**REQUIRED WORK:** Extract, unchanged, every line from the top of the material below through the line with "import * as", and no more.

**MATERIAL:**

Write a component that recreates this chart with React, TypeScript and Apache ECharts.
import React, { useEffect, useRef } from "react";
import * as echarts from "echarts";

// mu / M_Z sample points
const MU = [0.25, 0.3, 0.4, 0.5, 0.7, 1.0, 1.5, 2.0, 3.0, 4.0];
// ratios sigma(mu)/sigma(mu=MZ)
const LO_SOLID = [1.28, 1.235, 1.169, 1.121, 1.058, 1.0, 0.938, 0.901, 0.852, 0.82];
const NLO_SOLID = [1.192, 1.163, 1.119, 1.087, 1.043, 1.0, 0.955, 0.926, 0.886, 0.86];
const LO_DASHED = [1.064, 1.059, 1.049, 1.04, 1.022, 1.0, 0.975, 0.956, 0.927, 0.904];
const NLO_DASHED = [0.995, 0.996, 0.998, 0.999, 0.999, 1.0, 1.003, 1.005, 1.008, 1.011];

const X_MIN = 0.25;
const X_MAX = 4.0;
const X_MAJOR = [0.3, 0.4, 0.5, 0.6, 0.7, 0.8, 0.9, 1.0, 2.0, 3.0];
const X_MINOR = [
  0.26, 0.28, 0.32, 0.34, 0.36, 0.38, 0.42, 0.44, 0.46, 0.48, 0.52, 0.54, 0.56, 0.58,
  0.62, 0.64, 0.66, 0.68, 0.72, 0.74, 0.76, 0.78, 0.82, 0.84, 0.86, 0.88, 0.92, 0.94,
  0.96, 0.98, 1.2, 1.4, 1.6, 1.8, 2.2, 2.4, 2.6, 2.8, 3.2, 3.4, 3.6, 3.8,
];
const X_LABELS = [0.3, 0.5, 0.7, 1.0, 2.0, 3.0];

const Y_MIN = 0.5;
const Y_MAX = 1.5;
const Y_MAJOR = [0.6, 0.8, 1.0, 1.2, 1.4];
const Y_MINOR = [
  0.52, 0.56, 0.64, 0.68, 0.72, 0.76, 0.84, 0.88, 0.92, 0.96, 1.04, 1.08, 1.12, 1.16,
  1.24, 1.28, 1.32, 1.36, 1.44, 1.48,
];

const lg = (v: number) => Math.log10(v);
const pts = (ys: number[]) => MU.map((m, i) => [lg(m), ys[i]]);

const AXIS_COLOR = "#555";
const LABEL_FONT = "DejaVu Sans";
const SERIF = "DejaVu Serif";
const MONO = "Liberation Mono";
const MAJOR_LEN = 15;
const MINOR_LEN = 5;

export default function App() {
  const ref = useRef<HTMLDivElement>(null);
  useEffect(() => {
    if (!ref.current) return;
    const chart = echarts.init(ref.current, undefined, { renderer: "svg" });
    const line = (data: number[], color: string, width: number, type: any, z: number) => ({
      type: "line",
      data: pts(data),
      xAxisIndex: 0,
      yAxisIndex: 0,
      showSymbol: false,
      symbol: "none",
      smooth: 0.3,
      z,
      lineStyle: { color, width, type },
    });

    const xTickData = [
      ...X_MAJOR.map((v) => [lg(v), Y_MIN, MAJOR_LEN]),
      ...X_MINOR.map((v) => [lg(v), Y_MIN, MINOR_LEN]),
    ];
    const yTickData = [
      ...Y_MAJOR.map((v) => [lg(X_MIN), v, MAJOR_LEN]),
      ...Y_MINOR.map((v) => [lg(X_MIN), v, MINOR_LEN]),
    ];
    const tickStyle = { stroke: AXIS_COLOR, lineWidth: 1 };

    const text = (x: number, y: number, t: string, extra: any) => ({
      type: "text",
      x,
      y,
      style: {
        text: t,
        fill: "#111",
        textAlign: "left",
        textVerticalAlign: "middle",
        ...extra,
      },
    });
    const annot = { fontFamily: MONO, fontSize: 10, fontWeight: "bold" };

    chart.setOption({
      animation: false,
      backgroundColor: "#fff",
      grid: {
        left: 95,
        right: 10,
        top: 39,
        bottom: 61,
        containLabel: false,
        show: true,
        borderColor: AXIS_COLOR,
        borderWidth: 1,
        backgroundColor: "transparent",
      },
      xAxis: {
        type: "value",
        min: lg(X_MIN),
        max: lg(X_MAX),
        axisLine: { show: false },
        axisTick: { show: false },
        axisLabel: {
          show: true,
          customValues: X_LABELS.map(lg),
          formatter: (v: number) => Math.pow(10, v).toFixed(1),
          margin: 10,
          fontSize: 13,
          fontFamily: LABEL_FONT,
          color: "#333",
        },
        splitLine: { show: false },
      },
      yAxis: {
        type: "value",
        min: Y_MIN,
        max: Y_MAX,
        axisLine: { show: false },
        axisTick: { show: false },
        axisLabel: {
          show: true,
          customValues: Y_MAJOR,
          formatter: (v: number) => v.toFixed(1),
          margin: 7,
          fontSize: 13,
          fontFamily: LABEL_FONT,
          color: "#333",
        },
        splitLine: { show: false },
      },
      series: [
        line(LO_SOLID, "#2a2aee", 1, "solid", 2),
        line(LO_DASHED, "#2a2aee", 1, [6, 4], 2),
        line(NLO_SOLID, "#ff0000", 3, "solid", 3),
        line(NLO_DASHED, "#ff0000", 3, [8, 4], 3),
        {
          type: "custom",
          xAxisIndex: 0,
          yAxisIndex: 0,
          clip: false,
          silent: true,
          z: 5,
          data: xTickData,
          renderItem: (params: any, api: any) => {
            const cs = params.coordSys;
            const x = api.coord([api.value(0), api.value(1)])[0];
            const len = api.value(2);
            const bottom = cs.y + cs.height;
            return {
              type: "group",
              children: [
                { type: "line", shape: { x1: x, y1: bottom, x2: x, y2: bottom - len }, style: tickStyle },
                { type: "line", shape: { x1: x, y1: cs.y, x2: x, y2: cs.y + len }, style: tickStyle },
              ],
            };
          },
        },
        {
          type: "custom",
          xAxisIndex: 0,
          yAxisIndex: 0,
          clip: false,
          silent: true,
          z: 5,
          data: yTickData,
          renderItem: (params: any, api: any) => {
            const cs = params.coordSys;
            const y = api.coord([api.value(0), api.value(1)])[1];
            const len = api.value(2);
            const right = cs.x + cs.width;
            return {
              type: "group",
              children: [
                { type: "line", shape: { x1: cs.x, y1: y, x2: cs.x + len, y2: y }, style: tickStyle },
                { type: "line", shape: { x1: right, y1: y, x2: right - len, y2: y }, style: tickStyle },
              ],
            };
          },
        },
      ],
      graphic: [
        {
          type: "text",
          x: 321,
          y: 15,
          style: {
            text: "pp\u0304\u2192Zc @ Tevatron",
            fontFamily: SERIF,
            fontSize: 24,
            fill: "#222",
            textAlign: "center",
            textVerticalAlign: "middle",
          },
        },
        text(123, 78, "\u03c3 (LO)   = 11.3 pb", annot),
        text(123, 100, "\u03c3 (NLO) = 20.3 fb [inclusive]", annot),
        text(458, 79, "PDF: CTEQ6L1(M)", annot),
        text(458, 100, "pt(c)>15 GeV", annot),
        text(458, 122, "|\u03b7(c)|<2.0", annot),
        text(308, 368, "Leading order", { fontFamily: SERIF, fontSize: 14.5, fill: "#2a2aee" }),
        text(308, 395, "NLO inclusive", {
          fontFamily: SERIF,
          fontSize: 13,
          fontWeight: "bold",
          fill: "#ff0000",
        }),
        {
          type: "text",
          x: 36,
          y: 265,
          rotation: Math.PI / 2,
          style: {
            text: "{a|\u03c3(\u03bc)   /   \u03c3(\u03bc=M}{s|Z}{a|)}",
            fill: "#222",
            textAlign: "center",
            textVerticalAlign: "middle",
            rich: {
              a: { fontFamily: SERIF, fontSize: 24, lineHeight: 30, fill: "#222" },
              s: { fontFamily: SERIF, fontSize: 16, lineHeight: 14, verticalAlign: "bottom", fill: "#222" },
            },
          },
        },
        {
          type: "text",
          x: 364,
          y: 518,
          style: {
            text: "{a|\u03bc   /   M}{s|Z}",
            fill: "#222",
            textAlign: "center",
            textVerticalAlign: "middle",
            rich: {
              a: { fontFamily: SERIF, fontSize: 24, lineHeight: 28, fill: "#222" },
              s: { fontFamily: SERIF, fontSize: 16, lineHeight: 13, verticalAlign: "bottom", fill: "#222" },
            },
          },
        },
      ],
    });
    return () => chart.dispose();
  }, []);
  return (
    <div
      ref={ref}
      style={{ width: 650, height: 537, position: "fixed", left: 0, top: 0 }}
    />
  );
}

**THE OUTPUT:**
Write a component that recreates this chart with React, TypeScript and Apache ECharts.
import React, { useEffect, useRef } from "react";
import * as echarts from "echarts";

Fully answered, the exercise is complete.